Entity Resolution
Entity resolution is the process and set of techniques used to identify, match, and link records that refer to the same real-world entity across one or more data sources.
Expanded Explanation
1. Technical Function and Core Characteristics
Entity resolution detects and reconciles duplicate, conflicting, or fragmented data records that relate to the same person, organization, device, account, or other entity. It uses deterministic, probabilistic, or hybrid matching methods to compute whether records represent the same entity and to assign a common identifier.
Technical workflows usually include data standardization, blocking or indexing to reduce candidate pairs, pairwise comparison of attributes, scoring or classification of match likelihood, and survivorship rules to create a consolidated or linked representation. Methods draw on statistical models, Machine Learning (ML), rules-based systems, and graph-based techniques to handle variations, errors, and missing attributes.

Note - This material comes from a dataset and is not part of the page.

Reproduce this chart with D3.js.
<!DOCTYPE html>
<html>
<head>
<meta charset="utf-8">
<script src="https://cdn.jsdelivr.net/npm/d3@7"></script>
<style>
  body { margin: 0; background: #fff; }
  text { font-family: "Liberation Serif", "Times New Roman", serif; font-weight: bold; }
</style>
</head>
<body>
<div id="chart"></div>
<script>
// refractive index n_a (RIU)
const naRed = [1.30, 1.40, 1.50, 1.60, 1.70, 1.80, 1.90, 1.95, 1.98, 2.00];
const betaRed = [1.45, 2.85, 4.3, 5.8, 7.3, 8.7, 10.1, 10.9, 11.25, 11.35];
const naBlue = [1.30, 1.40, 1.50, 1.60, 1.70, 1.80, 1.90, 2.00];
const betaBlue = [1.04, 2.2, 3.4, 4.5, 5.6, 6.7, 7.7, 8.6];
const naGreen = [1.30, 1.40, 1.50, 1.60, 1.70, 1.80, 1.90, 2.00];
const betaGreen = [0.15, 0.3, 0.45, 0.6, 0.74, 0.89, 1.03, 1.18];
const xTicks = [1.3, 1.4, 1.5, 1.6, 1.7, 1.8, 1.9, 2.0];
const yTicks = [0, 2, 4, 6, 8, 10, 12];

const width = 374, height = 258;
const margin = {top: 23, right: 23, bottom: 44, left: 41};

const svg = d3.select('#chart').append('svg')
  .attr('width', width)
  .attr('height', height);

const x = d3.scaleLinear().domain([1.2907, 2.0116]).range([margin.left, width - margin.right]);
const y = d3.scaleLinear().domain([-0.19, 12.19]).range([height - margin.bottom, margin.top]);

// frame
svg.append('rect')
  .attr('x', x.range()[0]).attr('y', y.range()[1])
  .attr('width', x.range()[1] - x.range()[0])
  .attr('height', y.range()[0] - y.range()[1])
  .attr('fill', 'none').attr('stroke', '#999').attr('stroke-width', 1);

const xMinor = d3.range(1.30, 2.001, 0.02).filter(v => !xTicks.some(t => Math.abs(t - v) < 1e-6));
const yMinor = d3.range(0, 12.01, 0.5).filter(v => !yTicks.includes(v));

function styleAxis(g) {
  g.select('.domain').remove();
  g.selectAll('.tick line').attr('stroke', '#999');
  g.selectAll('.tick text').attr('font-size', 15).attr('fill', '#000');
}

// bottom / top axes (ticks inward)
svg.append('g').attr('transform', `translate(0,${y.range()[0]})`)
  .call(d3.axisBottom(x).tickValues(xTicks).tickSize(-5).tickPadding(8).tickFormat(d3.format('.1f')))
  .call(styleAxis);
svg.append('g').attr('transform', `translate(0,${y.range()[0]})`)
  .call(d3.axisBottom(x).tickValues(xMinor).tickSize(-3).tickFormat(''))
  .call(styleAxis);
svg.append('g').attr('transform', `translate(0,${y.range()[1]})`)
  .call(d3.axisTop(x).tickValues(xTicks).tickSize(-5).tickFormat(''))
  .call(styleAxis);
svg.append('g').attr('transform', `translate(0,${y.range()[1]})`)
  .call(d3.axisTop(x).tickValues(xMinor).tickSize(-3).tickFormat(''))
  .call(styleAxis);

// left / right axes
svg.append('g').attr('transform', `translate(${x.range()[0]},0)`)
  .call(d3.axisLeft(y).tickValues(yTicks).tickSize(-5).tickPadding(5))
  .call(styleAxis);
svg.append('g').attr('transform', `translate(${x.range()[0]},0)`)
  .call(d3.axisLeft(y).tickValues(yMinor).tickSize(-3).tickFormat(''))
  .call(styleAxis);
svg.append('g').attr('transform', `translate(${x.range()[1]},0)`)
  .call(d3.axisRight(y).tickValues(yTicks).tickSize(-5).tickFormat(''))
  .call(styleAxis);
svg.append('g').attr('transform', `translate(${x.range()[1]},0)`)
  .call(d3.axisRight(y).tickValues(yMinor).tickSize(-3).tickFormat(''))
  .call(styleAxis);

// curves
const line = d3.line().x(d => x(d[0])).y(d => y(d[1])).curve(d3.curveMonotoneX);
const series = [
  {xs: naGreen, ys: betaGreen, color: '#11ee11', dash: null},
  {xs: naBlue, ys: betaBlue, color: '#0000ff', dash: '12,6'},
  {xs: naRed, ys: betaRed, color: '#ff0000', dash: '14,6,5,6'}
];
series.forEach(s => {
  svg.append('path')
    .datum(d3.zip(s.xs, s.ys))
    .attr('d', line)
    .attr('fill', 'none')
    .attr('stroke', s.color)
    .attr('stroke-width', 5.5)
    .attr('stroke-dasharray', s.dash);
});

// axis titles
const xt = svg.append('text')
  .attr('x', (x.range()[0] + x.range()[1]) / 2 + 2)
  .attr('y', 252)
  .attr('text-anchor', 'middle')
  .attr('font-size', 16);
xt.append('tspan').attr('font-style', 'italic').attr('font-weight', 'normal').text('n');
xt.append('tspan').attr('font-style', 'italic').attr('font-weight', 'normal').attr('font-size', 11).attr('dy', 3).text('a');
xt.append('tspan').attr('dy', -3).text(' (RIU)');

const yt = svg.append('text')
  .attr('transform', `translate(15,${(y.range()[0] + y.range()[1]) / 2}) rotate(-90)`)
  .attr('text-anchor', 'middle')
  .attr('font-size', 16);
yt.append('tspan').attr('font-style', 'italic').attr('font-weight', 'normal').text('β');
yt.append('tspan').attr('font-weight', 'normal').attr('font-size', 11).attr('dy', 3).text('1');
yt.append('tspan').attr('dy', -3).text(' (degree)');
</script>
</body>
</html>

2. Enterprise Usage and Architectural Context
Enterprises apply entity resolution in master data management, customer data platforms, fraud detection, know-your-customer checks, identity analytics, and data quality programs. It supports construction of a unified, linkable view of entities across operational, analytical, and external data sources, including structured and semi-structured data.
Architecturally, entity resolution can operate as a standalone service, as part of a data integration or MDM platform, or embedded within data lakes, data warehouses, and streaming pipelines. Implementations must address scalability, latency, data governance, lineage, and privacy requirements, and they often integrate with metadata management and security controls.

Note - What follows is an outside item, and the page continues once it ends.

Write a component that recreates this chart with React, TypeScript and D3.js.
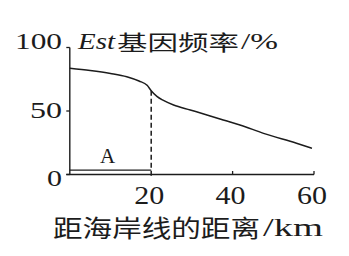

3. Related or Adjacent Technologies
Entity resolution relates to record linkage, deduplication, identity matching, and identity resolution, which focus on connecting records about the same entity across databases. It also intersects with data quality, data cleansing, and standardization, since normalization of attributes such as names, addresses, and identifiers affects match accuracy.
Adjacent technologies include master data management systems, graph databases, identity and access management platforms, customer data platforms, and analytics environments that consume resolved entity views. ML models, Natural Language Processing (NLP), and privacy-preserving computation methods, such as hashing and secure multiparty computation, often support entity resolution in regulated or distributed environments.
4. Business and Operational Significance
Entity resolution supports consistency of core business data, reduces duplicate records, and improves the reliability of reporting, analytics, and regulatory compliance. It enables organizations to link interactions, transactions, and risk signals to the correct entities and to detect patterns that span systems and channels.
From an operational perspective, entity resolution affects data governance, security monitoring, fraud investigation, and customer lifecycle processes that rely on accurate identification of entities. It also supports interoperability in ecosystems where multiple organizations exchange data and need a basis for aligning heterogeneous identifiers and records.